Maris Bentley, a pro-life sidewalk counselor who is also a teacher possessing a master’s degree in guidance counseling, wrote this fine op/ed column which (quite surprisingly) was published in the Omaha World-Herald's online edition. It's very good.
Thursday marks the 36th anniversary of the U.S. Supreme Court decision in Roe v. Wade, which legalized abortion in the United States. Since that day in 1973, 50 million Americans have been eradicated, primarily by those among us who should have the highest regard for human life: mothers and medical doctors.
Fifty million is a staggering number. For most of us, it is beyond our ability to comprehend. Fifty million dead would make the Vietnam Memorial Wall 80 miles long instead of 500 feet long. Fifty million gone, and we will never know what they had to offer.
I go weekly to the abortion mill in Bellevue to pray and to speak to those who are going in and out of that place. What I see and hear sickens me.
I see a teenager getting out of a car to throw up. She looks up at me with tears in her eyes as her mother yells at me and at her. They park the car, and the mother takes her daughter in. I see a man, angry and vulgar, escorting a woman in, her eyes downcast. She never looks up, and she never speaks.
I see an affluent, professional couple in an expensive vehicle with a child in a car seat in the back. The attractive, well-dressed woman gets out and reaches in the back to kiss her child before she goes in. The man, who tells me he is her husband, responds to my plea to save the life of his child by telling me it is not human life because there is not sufficient brain development. I encourage him to check the medical textbooks, and he smugly says, “I am a doctor.”
I see a young man who comes out to smoke and who tells me he is not ready to be a father yet. When I reply that it is too late, he is already a father, and I ask, “Why not adoption?” he tells me that he wouldn’t want someone else raising his child. I talk to the workers who tell me that this is a better alternative: These babies are unwanted and would likely be abused, become criminals and burdens to society.
This is the culture of death.
Years ago, when I first heard Pope John Paul II use the term and apply it to our country, I remember feeling surprised — and defensive.

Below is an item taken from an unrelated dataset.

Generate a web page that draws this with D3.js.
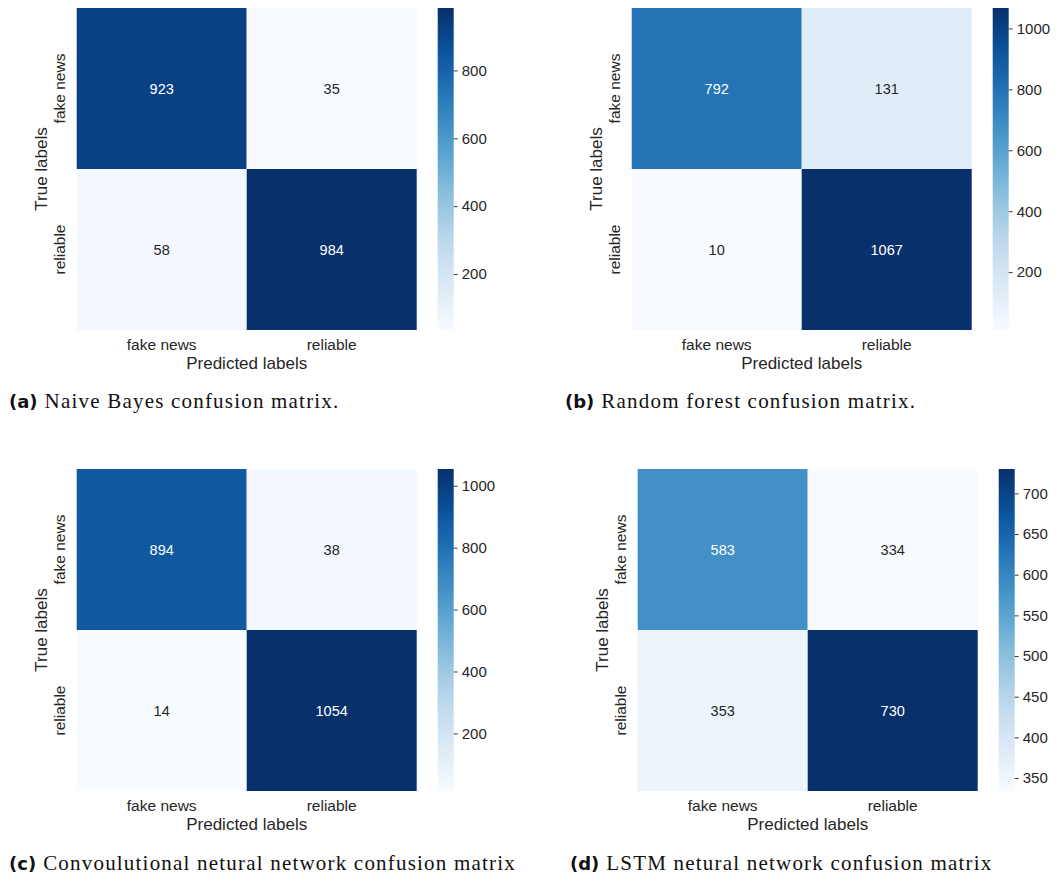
<!DOCTYPE html>
<html>
<head>
<meta charset="utf-8">
<script src="https://cdn.jsdelivr.net/npm/d3@7"></script>
<style>
  body { margin: 0; background: #fff; }
  svg { display: block; }
  .tick text { fill: #262626; }
</style>
</head>
<body>
<svg id="chart" width="1061" height="877"></svg>
<script>
const classes = ["fake news", "reliable"];

const nbValues = [[923, 35], [58, 984]];
const rfValues = [[792, 131], [10, 1067]];
const cnnValues = [[894, 38], [14, 1054]];
const lstmValues = [[583, 334], [353, 730]];

const nbTicks = [200, 400, 600, 800];
const rfTicks = [200, 400, 600, 800, 1000];
const cnnTicks = [200, 400, 600, 800, 1000];
const lstmTicks = [350, 400, 450, 500, 550, 600, 650, 700];

const captionTags = ["(a)", "(b)", "(c)", "(d)"];
const captionTexts = [
    "Naive Bayes confusion matrix.",
    "Random forest confusion matrix.",
    "Convoulutional netural network confusion matrix",
    "LSTM netural network confusion matrix"
];

const svg = d3.select("#chart");
const sans = "'Liberation Sans', Arial, sans-serif";
const textColor = "#262626";

const cellW = 170, cellH = 161;
const barGap = 21, barW = 16;

// layout of each panel (heatmap origin and caption origin)
const panels = [
    {values: nbValues, ticks: nbTicks, x: 76.7, y: 8, capX: 9, capY: 408},
    {values: rfValues, ticks: rfTicks, x: 631.7, y: 8, capX: 565, capY: 408},
    {values: cnnValues, ticks: cnnTicks, x: 76.7, y: 469, capX: 9, capY: 870},
    {values: lstmValues, ticks: lstmTicks, x: 637.7, y: 469, capX: 570, capY: 870}
];

panels.forEach((p, i) => {
    const g = svg.append("g").attr("transform", `translate(${p.x},${p.y})`);
    const flat = p.values.flat();
    const vmin = d3.min(flat), vmax = d3.max(flat);
    const color = d3.scaleSequential(d3.interpolateBlues).domain([vmin, vmax]);

    const x = d3.scaleBand().domain(classes).range([0, cellW * 2]);
    const y = d3.scaleBand().domain(classes).range([0, cellH * 2]);

    const cells = [];
    p.values.forEach((row, r) => row.forEach((v, c) => cells.push({r: classes[r], c: classes[c], v})));

    g.selectAll("rect.cell")
        .data(cells)
        .enter().append("rect")
        .attr("class", "cell")
        .attr("x", d => x(d.c))
        .attr("y", d => y(d.r))
        .attr("width", x.bandwidth())
        .attr("height", y.bandwidth())
        .attr("fill", d => color(d.v));

    g.selectAll("text.annot")
        .data(cells)
        .enter().append("text")
        .attr("class", "annot")
        .attr("x", d => x(d.c) + x.bandwidth() / 2)
        .attr("y", d => y(d.r) + y.bandwidth() / 2)
        .attr("dy", "0.35em")
        .attr("text-anchor", "middle")
        .attr("font-family", sans)
        .attr("font-size", 14.5)
        .attr("fill", d => (d.v - vmin) / (vmax - vmin) > 0.5 ? "#ffffff" : textColor)
        .text(d => d.v);

    // x tick labels
    g.selectAll("text.xlab")
        .data(classes)
        .enter().append("text")
        .attr("class", "xlab")
        .attr("x", d => x(d) + x.bandwidth() / 2)
        .attr("y", cellH * 2 + 20)
        .attr("text-anchor", "middle")
        .attr("font-family", sans)
        .attr("font-size", 15.5)
        .attr("fill", textColor)
        .text(d => d);

    // y tick labels
    g.selectAll("text.ylab")
        .data(classes)
        .enter().append("text")
        .attr("class", "ylab")
        .attr("transform", d => `translate(-12,${y(d) + y.bandwidth() / 2}) rotate(-90)`)
        .attr("text-anchor", "middle")
        .attr("font-family", sans)
        .attr("font-size", 15.5)
        .attr("fill", textColor)
        .text(d => d);

    g.append("text")
        .attr("x", cellW)
        .attr("y", cellH * 2 + 39)
        .attr("text-anchor", "middle")
        .attr("font-family", sans)
        .attr("font-size", 17)
        .attr("fill", textColor)
        .text("Predicted labels");

    g.append("text")
        .attr("transform", `translate(-30,${cellH}) rotate(-90)`)
        .attr("text-anchor", "middle")
        .attr("font-family", sans)
        .attr("font-size", 17)
        .attr("fill", textColor)
        .text("True labels");

    // colorbar
    const gradId = "grad" + i;
    const grad = svg.append("defs").append("linearGradient")
        .attr("id", gradId)
        .attr("x1", 0).attr("y1", 1).attr("x2", 0).attr("y2", 0);
    d3.range(0, 1.0001, 0.05).forEach(t => {
        grad.append("stop").attr("offset", t).attr("stop-color", d3.interpolateBlues(t));
    });

    const bx = cellW * 2 + barGap;
    const cb = g.append("g").attr("transform", `translate(${bx},0)`);
    cb.append("rect")
        .attr("width", barW)
        .attr("height", cellH * 2)
        .attr("fill", `url(#${gradId})`);

    const cbScale = d3.scaleLinear().domain([vmin, vmax]).range([cellH * 2, 0]);
    const axis = cb.append("g")
        .attr("transform", `translate(${barW},0)`)
        .call(d3.axisRight(cbScale).tickValues(p.ticks).tickFormat(d3.format("d")).tickSize(4).tickPadding(4));
    axis.select(".domain").remove();
    axis.selectAll(".tick line").attr("stroke", textColor).attr("stroke-width", 0.9);
    axis.selectAll(".tick text")
        .attr("font-family", sans)
        .attr("font-size", 15)
        .attr("fill", textColor);

    // caption
    const cap = svg.append("text")
        .attr("x", p.capX)
        .attr("y", p.capY)
        .attr("fill", "#111");
    cap.append("tspan")
        .attr("font-family", "'DejaVu Sans', sans-serif")
        .attr("font-weight", "bold")
        .attr("font-size", 18)
        .text(captionTags[i]);
    cap.append("tspan")
        .attr("dx", 7)
        .attr("font-family", "'Liberation Serif', 'Times New Roman', serif")
        .attr("font-size", 21)
        .attr("letter-spacing", 1.2)
        .text(captionTexts[i]);
});
</script>
</body>
</html>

We live in a country that has welcomed millions of immigrants, a country that rallies to protect democracy and freedom throughout the world, a country that sends billions of dollars of relief to the less fortunate. How could anyone think that ours was a culture of death? What I didn’t understand then, I do now.
Our affluence, our technology, our secularism and our materialism have brought us to this point. We are wealthy and powerful. We can have what we want, when we want it, even if we can’t afford it. We have kicked out God and traditional morality and embraced “whatever makes you happy” relativism.
Can’t have a baby? We’ll make one for you in the laboratory. Don’t want the baby you have? We’ll help you get rid of it at the Planned Parenthood clinic. Want to marry someone of the same sex? We’ll change the laws and reinterpret centuries of prohibitions. Don’t like your hairline or your gender? We’ve got the doctors. Worried about aging and death, suffering from Alzheimer’s or Parkinson’s? Those frozen embryos and aborted fetuses will be put to good use to find a cure. Otherwise, we’ll just mercifully put you out of your misery (when your intake exceeds your output).
This is the culture of death.
Roe v. Wade is both a cause and a symptom of what ails us. Our nation will never rise to previous heights of greatness. Indeed, our beloved country will continue its downward spiral into moral depravity and all that accompanies it as long as we continue to destroy what is truly our most precious natural resource: our children.